The Gophers won the men’s national hockey championship for the second year in a row Saturday, sparking riots on the University of Minnesota’s campus similar to the previous year with overturned cars, bonfires and several arrests.
“We had a lovely day (Saturday),” Minnesota Police Department Spokesperson Ron Reier said, noting the large amounts of alcohol that were consumed in response to the weather as a partial explanation for the riots.
Police said they took extra precautions this year to ensure the game did not result in a repeat of last year’s events.
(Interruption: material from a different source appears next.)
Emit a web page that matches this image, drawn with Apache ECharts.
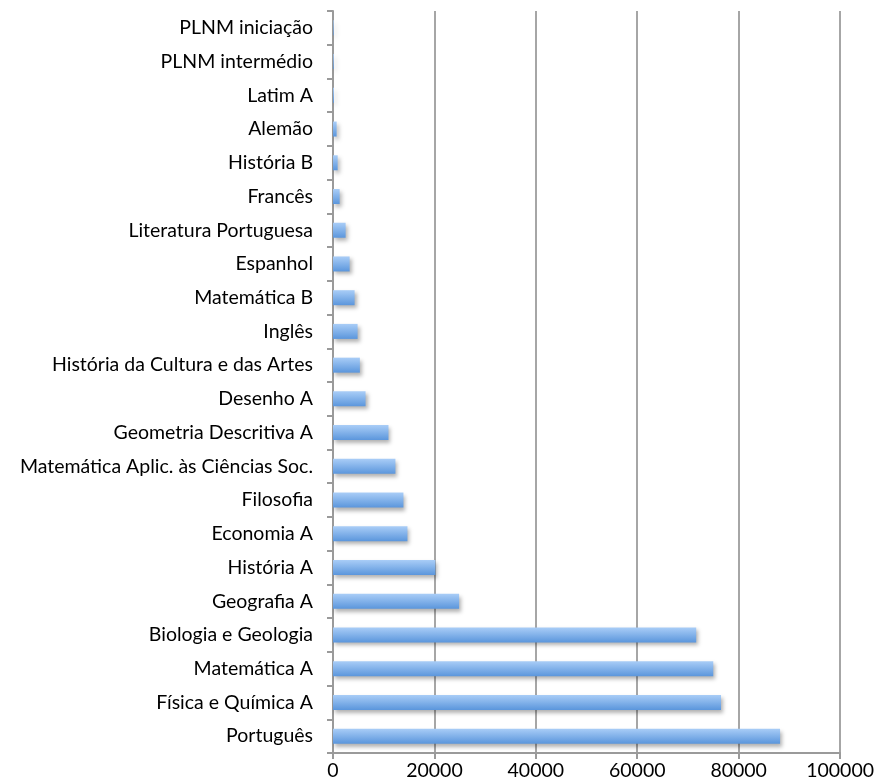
<!DOCTYPE html>
<html>
<head>
<meta charset="utf-8">
<script src="https://cdn.jsdelivr.net/npm/echarts@6/dist/echarts.min.js"></script>
<style>
html,body{margin:0;padding:0;background:#fff;}
#chart{width:877px;height:781px;}
</style>
</head>
<body>
<div id="chart"></div>
<script>
const categories = [
  "Português","Física e Química A","Matemática A","Biologia e Geologia","Geografia A",
  "História A","Economia A","Filosofia","Matemática Aplic. às Ciências Soc.","Geometria Descritiva A",
  "Desenho A","História da Cultura e das Artes","Inglês","Matemática B","Espanhol",
  "Literatura Portuguesa","Francês","História B","Alemão","Latim A",
  "PLNM intermédio","PLNM iniciação"
];
const values = [
  88170, 76520, 74990, 71630, 24870,
  20200, 14680, 13890, 12310, 10940,
  6420, 5300, 4850, 4260, 3280,
  2490, 1310, 920, 720, 180,
  140, 120
];
const xTicks = [0, 20000, 40000, 60000, 80000, 100000];

const chart = echarts.init(document.getElementById('chart'));
const font = 'Lato';
chart.setOption({
  animation: false,
  grid: {left: 333, right: 35, top: 11, bottom: 26, containLabel: false},
  xAxis: {
    type: 'value',
    min: xTicks[0],
    max: xTicks[xTicks.length - 1],
    interval: xTicks[1] - xTicks[0],
    axisLine: {show: true, lineStyle: {color: '#9a9a9a', width: 2}},
    axisTick: {show: true, length: 6, lineStyle: {color: '#9a9a9a', width: 2}},
    axisLabel: {color: '#000', fontFamily: font, fontSize: 19.5, margin: 8,
      formatter: function (v) { return String(v); }},
    splitLine: {show: true, lineStyle: {color: '#a6a6a6', width: 2}}
  },
  yAxis: {
    type: 'category',
    data: categories,
    axisLine: {show: true, lineStyle: {color: '#9a9a9a', width: 2}},
    axisTick: {show: true, length: 6, lineStyle: {color: '#9a9a9a', width: 2}},
    axisLabel: {color: '#000', fontFamily: font, fontSize: 19.5, margin: 20},
    splitLine: {show: false}
  },
  series: [{
    type: 'bar',
    data: values,
    barWidth: 15,
    itemStyle: {
      color: new echarts.graphic.LinearGradient(0, 0, 0, 1, [
        {offset: 0, color: '#a9cdf7'},
        {offset: 1, color: '#5b96dc'}
      ]),
      shadowColor: 'rgba(0,0,0,0.3)',
      shadowBlur: 4,
      shadowOffsetX: 2,
      shadowOffsetY: 3
    }
  }]
});
</script>
</body>
</html>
Officials added more officers to the streets of the U of M last weekend and planned alcohol-free events such as the celebration at Mariucci Arena, where a number of fans gathered to watch the game on four available screens.
Even with this year’s game taking place in Buffalo, New York, the Minneapolis police force could not deter the dangerous celebration.
Reier said once the game ended, crowds immediately poured into the street. A crowd of approximately 1,000 gathered at the main intersection in town chanting “Go Gophers” and starting fires.
Reier said celebrations moved on to the burning of bonfires with mattresses, furniture and dumpsters, noting that police responded to more than 60 fires Saturday evening.
Rocks and bottles were thrown at club-carrying police officers when they approached the unruly crowds of people to warn the rioters.
Police used pepper spray to disperse the crowd after numerous warnings were given and no change in behavior was noted.
“It is an extremely dangerous situation when you have people throwing rocks and bottles,” Reier said, noting how fortunate it was that no injuries resulted directly from the disturbance.
Police have arrested approximately 12 people thus far for misdemeanor and felony charges. Reier said he predicts the number of arrests to increase because of videotapes that were taken Saturday evening.
“This was a happy event that turned into a criminal event,” Reier said. “This was the behavior of unreasonable … unresponsible people.”
Reier also congratulated the team and said how sorry he felt for the players who had planned on returning home to a joyous celebration after their win.
One U of M student noted hearing individuals planning for a “riot” of this sort.
“I heard students before the game say, ‘If we win, we’re going to have to riot even more than last year,'” U of M sophomore Eric Lundgren said.
However, Lundgren said he was just confused when it came to the action of his fellow peers.
“The students got out of hand,” Lundgren said. “I don’t know whose idea it was to start cars on fire, but it was a terrible decision. I don’t understand the real cause of the craziness.”